Requirements = Give every line again exactly as it appears, please, but not the pictures.

Data extract =
-- start --

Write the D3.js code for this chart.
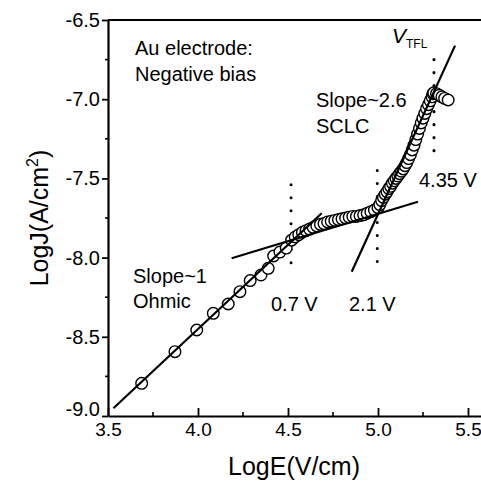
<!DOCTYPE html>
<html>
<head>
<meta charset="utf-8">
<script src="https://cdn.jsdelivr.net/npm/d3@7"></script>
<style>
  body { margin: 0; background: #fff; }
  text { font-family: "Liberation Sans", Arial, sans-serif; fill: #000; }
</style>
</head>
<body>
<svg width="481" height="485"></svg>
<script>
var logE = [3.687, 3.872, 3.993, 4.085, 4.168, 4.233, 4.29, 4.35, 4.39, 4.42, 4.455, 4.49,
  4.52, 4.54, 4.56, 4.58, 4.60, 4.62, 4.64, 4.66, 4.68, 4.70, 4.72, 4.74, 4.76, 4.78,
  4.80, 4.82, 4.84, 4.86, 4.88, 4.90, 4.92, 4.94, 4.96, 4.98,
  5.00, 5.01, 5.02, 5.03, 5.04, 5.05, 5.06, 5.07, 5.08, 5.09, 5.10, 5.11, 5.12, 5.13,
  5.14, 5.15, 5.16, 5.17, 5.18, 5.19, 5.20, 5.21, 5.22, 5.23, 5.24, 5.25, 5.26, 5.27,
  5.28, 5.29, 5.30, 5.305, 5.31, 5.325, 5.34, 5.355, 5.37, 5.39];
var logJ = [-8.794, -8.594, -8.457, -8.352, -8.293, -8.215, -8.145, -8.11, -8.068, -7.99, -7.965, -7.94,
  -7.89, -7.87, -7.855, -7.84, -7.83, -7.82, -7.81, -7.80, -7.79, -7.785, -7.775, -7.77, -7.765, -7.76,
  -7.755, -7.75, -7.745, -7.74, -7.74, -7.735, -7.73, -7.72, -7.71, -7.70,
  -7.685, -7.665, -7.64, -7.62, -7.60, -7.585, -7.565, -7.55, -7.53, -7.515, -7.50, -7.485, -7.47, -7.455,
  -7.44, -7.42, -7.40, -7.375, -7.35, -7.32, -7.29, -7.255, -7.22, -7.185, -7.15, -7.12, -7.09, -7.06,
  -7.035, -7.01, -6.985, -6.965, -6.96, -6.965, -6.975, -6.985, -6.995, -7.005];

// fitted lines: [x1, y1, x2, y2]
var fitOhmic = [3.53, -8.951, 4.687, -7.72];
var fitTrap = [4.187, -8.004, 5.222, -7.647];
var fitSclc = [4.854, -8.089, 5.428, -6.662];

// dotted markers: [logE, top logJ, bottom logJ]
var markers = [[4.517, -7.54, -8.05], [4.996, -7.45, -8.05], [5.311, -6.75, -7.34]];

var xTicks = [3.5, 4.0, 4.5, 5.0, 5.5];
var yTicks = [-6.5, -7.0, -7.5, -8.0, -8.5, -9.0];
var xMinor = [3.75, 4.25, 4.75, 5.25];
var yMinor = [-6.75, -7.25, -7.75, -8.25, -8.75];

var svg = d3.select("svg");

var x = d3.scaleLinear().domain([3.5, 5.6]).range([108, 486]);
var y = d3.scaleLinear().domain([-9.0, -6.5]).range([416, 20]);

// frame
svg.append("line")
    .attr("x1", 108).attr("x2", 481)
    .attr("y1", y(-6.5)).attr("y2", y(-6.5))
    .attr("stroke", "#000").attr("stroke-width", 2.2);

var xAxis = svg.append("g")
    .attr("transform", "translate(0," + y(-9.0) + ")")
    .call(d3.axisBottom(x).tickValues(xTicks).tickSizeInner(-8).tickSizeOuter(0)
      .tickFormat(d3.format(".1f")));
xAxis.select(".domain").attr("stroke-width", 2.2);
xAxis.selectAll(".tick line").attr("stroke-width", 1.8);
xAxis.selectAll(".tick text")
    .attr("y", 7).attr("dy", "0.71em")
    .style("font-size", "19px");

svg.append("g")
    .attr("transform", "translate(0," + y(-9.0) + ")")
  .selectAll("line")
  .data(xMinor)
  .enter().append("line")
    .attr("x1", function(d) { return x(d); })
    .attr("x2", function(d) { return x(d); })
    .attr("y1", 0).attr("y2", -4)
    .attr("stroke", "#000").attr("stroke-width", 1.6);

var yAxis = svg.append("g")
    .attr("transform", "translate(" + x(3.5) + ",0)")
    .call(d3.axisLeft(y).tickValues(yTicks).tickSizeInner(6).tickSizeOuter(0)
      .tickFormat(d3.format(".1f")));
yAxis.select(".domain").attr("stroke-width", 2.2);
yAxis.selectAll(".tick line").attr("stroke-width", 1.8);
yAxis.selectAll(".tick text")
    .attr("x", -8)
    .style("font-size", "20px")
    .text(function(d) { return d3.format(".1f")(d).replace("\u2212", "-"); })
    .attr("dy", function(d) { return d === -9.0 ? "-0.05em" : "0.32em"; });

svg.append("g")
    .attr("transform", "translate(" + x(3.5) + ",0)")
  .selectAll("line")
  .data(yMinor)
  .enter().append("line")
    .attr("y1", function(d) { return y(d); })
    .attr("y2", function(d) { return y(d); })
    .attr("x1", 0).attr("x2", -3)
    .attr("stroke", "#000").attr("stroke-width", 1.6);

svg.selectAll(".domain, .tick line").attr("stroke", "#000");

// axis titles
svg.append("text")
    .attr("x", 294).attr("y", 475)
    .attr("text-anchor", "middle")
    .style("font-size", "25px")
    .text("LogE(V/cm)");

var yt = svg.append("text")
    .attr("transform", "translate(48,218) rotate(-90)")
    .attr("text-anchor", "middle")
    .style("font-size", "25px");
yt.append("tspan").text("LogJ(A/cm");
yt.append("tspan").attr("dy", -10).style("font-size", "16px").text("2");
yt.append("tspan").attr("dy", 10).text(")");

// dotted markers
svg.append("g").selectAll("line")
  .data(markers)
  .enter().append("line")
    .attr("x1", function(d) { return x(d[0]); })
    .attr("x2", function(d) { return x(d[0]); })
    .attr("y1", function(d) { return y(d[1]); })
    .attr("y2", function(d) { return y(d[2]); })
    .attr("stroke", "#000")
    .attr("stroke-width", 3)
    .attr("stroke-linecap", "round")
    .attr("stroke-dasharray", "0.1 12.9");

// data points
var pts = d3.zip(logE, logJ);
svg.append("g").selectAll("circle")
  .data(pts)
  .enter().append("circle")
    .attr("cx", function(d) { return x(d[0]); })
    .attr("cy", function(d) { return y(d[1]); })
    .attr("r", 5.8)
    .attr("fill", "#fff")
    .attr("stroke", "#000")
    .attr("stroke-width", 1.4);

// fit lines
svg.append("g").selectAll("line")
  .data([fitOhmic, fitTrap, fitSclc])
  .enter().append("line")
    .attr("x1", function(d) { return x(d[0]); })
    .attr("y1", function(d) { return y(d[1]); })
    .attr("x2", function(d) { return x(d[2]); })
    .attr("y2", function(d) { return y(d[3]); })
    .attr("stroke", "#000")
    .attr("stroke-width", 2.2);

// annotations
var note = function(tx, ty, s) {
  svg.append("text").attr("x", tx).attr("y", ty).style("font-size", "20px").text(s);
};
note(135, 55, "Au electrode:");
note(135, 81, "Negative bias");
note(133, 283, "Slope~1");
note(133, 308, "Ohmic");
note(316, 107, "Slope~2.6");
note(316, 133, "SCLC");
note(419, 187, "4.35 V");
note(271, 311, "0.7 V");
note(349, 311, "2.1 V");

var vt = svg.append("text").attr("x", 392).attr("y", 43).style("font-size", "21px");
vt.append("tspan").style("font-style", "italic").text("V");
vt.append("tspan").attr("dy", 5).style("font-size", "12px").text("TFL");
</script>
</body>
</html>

-- end --

Task output =
Write the D3.js code for this chart.
<!DOCTYPE html>
<html>
<head>
<meta charset="utf-8">
<script src="https://cdn.jsdelivr.net/npm/d3@7"></script>
<style>
  body { margin: 0; background: #fff; }
  text { font-family: "Liberation Sans", Arial, sans-serif; fill: #000; }
</style>
</head>
<body>
<svg width="481" height="485"></svg>
<script>
var logE = [3.687, 3.872, 3.993, 4.085, 4.168, 4.233, 4.29, 4.35, 4.39, 4.42, 4.455, 4.49,
  4.52, 4.54, 4.56, 4.58, 4.60, 4.62, 4.64, 4.66, 4.68, 4.70, 4.72, 4.74, 4.76, 4.78,
  4.80, 4.82, 4.84, 4.86, 4.88, 4.90, 4.92, 4.94, 4.96, 4.98,
  5.00, 5.01, 5.02, 5.03, 5.04, 5.05, 5.06, 5.07, 5.08, 5.09, 5.10, 5.11, 5.12, 5.13,
  5.14, 5.15, 5.16, 5.17, 5.18, 5.19, 5.20, 5.21, 5.22, 5.23, 5.24, 5.25, 5.26, 5.27,
  5.28, 5.29, 5.30, 5.305, 5.31, 5.325, 5.34, 5.355, 5.37, 5.39];
var logJ = [-8.794, -8.594, -8.457, -8.352, -8.293, -8.215, -8.145, -8.11, -8.068, -7.99, -7.965, -7.94,
  -7.89, -7.87, -7.855, -7.84, -7.83, -7.82, -7.81, -7.80, -7.79, -7.785, -7.775, -7.77, -7.765, -7.76,
  -7.755, -7.75, -7.745, -7.74, -7.74, -7.735, -7.73, -7.72, -7.71, -7.70,
  -7.685, -7.665, -7.64, -7.62, -7.60, -7.585, -7.565, -7.55, -7.53, -7.515, -7.50, -7.485, -7.47, -7.455,
  -7.44, -7.42, -7.40, -7.375, -7.35, -7.32, -7.29, -7.255, -7.22, -7.185, -7.15, -7.12, -7.09, -7.06,
  -7.035, -7.01, -6.985, -6.965, -6.96, -6.965, -6.975, -6.985, -6.995, -7.005];

// fitted lines: [x1, y1, x2, y2]
var fitOhmic = [3.53, -8.951, 4.687, -7.72];
var fitTrap = [4.187, -8.004, 5.222, -7.647];
var fitSclc = [4.854, -8.089, 5.428, -6.662];

// dotted markers: [logE, top logJ, bottom logJ]
var markers = [[4.517, -7.54, -8.05], [4.996, -7.45, -8.05], [5.311, -6.75, -7.34]];

var xTicks = [3.5, 4.0, 4.5, 5.0, 5.5];
var yTicks = [-6.5, -7.0, -7.5, -8.0, -8.5, -9.0];
var xMinor = [3.75, 4.25, 4.75, 5.25];
var yMinor = [-6.75, -7.25, -7.75, -8.25, -8.75];

var svg = d3.select("svg");

var x = d3.scaleLinear().domain([3.5, 5.6]).range([108, 486]);
var y = d3.scaleLinear().domain([-9.0, -6.5]).range([416, 20]);

// frame
svg.append("line")
    .attr("x1", 108).attr("x2", 481)
    .attr("y1", y(-6.5)).attr("y2", y(-6.5))
    .attr("stroke", "#000").attr("stroke-width", 2.2);

var xAxis = svg.append("g")
    .attr("transform", "translate(0," + y(-9.0) + ")")
    .call(d3.axisBottom(x).tickValues(xTicks).tickSizeInner(-8).tickSizeOuter(0)
      .tickFormat(d3.format(".1f")));
xAxis.select(".domain").attr("stroke-width", 2.2);
xAxis.selectAll(".tick line").attr("stroke-width", 1.8);
xAxis.selectAll(".tick text")
    .attr("y", 7).attr("dy", "0.71em")
    .style("font-size", "19px");

svg.append("g")
    .attr("transform", "translate(0," + y(-9.0) + ")")
  .selectAll("line")
  .data(xMinor)
  .enter().append("line")
    .attr("x1", function(d) { return x(d); })
    .attr("x2", function(d) { return x(d); })
    .attr("y1", 0).attr("y2", -4)
    .attr("stroke", "#000").attr("stroke-width", 1.6);

var yAxis = svg.append("g")
    .attr("transform", "translate(" + x(3.5) + ",0)")
    .call(d3.axisLeft(y).tickValues(yTicks).tickSizeInner(6).tickSizeOuter(0)
      .tickFormat(d3.format(".1f")));
yAxis.select(".domain").attr("stroke-width", 2.2);
yAxis.selectAll(".tick line").attr("stroke-width", 1.8);
yAxis.selectAll(".tick text")
    .attr("x", -8)
    .style("font-size", "20px")
    .text(function(d) { return d3.format(".1f")(d).replace("\u2212", "-"); })
    .attr("dy", function(d) { return d === -9.0 ? "-0.05em" : "0.32em"; });

svg.append("g")
    .attr("transform", "translate(" + x(3.5) + ",0)")
  .selectAll("line")
  .data(yMinor)
  .enter().append("line")
    .attr("y1", function(d) { return y(d); })
    .attr("y2", function(d) { return y(d); })
    .attr("x1", 0).attr("x2", -3)
    .attr("stroke", "#000").attr("stroke-width", 1.6);

svg.selectAll(".domain, .tick line").attr("stroke", "#000");

// axis titles
svg.append("text")
    .attr("x", 294).attr("y", 475)
    .attr("text-anchor", "middle")
    .style("font-size", "25px")
    .text("LogE(V/cm)");

var yt = svg.append("text")
    .attr("transform", "translate(48,218) rotate(-90)")
    .attr("text-anchor", "middle")
    .style("font-size", "25px");
yt.append("tspan").text("LogJ(A/cm");
yt.append("tspan").attr("dy", -10).style("font-size", "16px").text("2");
yt.append("tspan").attr("dy", 10).text(")");

// dotted markers
svg.append("g").selectAll("line")
  .data(markers)
  .enter().append("line")
    .attr("x1", function(d) { return x(d[0]); })
    .attr("x2", function(d) { return x(d[0]); })
    .attr("y1", function(d) { return y(d[1]); })
    .attr("y2", function(d) { return y(d[2]); })
    .attr("stroke", "#000")
    .attr("stroke-width", 3)
    .attr("stroke-linecap", "round")
    .attr("stroke-dasharray", "0.1 12.9");

// data points
var pts = d3.zip(logE, logJ);
svg.append("g").selectAll("circle")
  .data(pts)
  .enter().append("circle")
    .attr("cx", function(d) { return x(d[0]); })
    .attr("cy", function(d) { return y(d[1]); })
    .attr("r", 5.8)
    .attr("fill", "#fff")
    .attr("stroke", "#000")
    .attr("stroke-width", 1.4);

// fit lines
svg.append("g").selectAll("line")
  .data([fitOhmic, fitTrap, fitSclc])
  .enter().append("line")
    .attr("x1", function(d) { return x(d[0]); })
    .attr("y1", function(d) { return y(d[1]); })
    .attr("x2", function(d) { return x(d[2]); })
    .attr("y2", function(d) { return y(d[3]); })
    .attr("stroke", "#000")
    .attr("stroke-width", 2.2);

// annotations
var note = function(tx, ty, s) {
  svg.append("text").attr("x", tx).attr("y", ty).style("font-size", "20px").text(s);
};
note(135, 55, "Au electrode:");
note(135, 81, "Negative bias");
note(133, 283, "Slope~1");
note(133, 308, "Ohmic");
note(316, 107, "Slope~2.6");
note(316, 133, "SCLC");
note(419, 187, "4.35 V");
note(271, 311, "0.7 V");
note(349, 311, "2.1 V");

var vt = svg.append("text").attr("x", 392).attr("y", 43).style("font-size", "21px");
vt.append("tspan").style("font-style", "italic").text("V");
vt.append("tspan").attr("dy", 5).style("font-size", "12px").text("TFL");
</script>
</body>
</html>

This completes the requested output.